RECORDED DATA
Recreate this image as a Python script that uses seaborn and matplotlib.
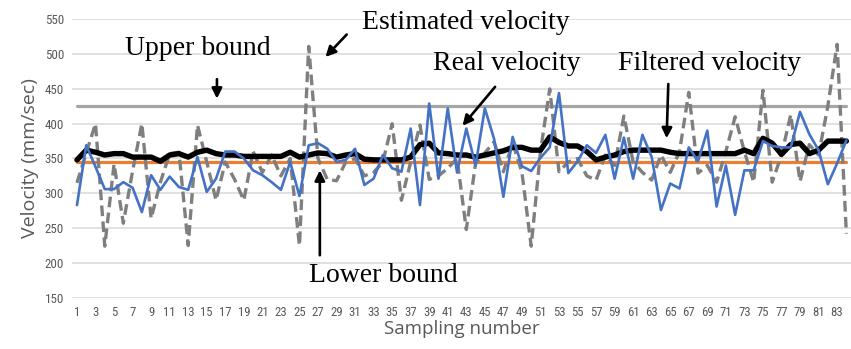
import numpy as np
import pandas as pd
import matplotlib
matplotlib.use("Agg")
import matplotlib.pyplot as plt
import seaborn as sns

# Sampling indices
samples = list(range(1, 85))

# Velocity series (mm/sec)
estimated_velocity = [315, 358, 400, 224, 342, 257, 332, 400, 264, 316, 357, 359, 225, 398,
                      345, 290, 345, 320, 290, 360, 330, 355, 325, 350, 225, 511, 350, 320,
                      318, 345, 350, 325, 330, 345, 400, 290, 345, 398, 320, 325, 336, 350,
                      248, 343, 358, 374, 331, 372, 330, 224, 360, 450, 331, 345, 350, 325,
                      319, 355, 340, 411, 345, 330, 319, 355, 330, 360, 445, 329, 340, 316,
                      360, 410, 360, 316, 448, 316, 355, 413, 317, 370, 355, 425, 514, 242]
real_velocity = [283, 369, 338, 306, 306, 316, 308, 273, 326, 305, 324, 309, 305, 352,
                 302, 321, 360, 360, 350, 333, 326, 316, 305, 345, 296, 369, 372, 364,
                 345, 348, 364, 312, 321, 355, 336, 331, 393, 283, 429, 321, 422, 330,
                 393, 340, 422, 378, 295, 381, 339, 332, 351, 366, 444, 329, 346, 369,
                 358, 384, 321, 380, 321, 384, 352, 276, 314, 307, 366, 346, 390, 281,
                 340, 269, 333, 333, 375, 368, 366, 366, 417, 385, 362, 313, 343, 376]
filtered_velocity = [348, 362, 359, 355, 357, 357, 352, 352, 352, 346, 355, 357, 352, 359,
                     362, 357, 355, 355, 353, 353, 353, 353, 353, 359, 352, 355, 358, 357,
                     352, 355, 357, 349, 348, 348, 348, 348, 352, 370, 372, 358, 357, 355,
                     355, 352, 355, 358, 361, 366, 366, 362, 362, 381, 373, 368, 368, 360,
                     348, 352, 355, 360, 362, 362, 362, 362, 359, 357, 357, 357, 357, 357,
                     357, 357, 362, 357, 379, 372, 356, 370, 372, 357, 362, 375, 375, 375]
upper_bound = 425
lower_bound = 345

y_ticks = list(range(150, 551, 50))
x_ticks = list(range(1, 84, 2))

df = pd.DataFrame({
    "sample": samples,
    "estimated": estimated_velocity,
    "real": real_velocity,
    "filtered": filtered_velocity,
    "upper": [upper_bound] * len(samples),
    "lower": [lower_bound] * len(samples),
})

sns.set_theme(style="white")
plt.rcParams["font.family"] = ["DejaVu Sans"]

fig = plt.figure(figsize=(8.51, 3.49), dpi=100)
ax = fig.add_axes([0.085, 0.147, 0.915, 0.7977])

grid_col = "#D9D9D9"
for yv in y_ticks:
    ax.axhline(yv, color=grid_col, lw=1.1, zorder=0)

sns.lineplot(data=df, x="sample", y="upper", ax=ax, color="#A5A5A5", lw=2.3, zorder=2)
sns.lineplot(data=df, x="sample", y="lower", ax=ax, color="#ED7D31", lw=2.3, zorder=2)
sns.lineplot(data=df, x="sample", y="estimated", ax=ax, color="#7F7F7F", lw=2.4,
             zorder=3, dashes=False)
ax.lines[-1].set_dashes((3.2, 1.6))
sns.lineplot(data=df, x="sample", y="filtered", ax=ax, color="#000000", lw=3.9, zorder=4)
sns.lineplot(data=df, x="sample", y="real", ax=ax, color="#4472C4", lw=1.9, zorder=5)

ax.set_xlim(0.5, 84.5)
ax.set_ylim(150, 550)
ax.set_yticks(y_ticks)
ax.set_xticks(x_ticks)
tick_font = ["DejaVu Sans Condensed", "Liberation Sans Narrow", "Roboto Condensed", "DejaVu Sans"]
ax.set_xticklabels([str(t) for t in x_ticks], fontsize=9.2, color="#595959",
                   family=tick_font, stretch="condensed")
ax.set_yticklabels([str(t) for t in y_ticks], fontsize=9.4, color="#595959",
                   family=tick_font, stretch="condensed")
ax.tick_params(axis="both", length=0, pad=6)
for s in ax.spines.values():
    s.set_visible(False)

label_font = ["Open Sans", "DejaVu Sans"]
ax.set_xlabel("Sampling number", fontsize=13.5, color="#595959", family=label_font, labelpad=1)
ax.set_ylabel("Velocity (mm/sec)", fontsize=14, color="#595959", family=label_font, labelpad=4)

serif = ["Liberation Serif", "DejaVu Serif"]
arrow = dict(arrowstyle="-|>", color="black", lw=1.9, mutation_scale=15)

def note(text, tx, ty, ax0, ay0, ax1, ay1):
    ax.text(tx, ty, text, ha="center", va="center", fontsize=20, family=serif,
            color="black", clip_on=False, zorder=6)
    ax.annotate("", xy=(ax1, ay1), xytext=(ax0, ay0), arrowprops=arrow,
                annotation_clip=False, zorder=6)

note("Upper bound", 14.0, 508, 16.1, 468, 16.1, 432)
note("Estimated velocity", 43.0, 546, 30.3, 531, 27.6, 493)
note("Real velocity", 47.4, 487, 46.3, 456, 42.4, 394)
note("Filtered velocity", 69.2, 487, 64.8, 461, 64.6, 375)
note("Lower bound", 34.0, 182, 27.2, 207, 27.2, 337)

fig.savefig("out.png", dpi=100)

REQUIRED TASK
Quote, exactly and only, the lines from the first line of the data above through the line containing "samples = list(range(1, 85))". The pictures do not belong in it.

EXERCISE ANSWER
Recreate this image as a Python script that uses seaborn and matplotlib.
import numpy as np
import pandas as pd
import matplotlib
matplotlib.use("Agg")
import matplotlib.pyplot as plt
import seaborn as sns

# Sampling indices
samples = list(range(1, 85))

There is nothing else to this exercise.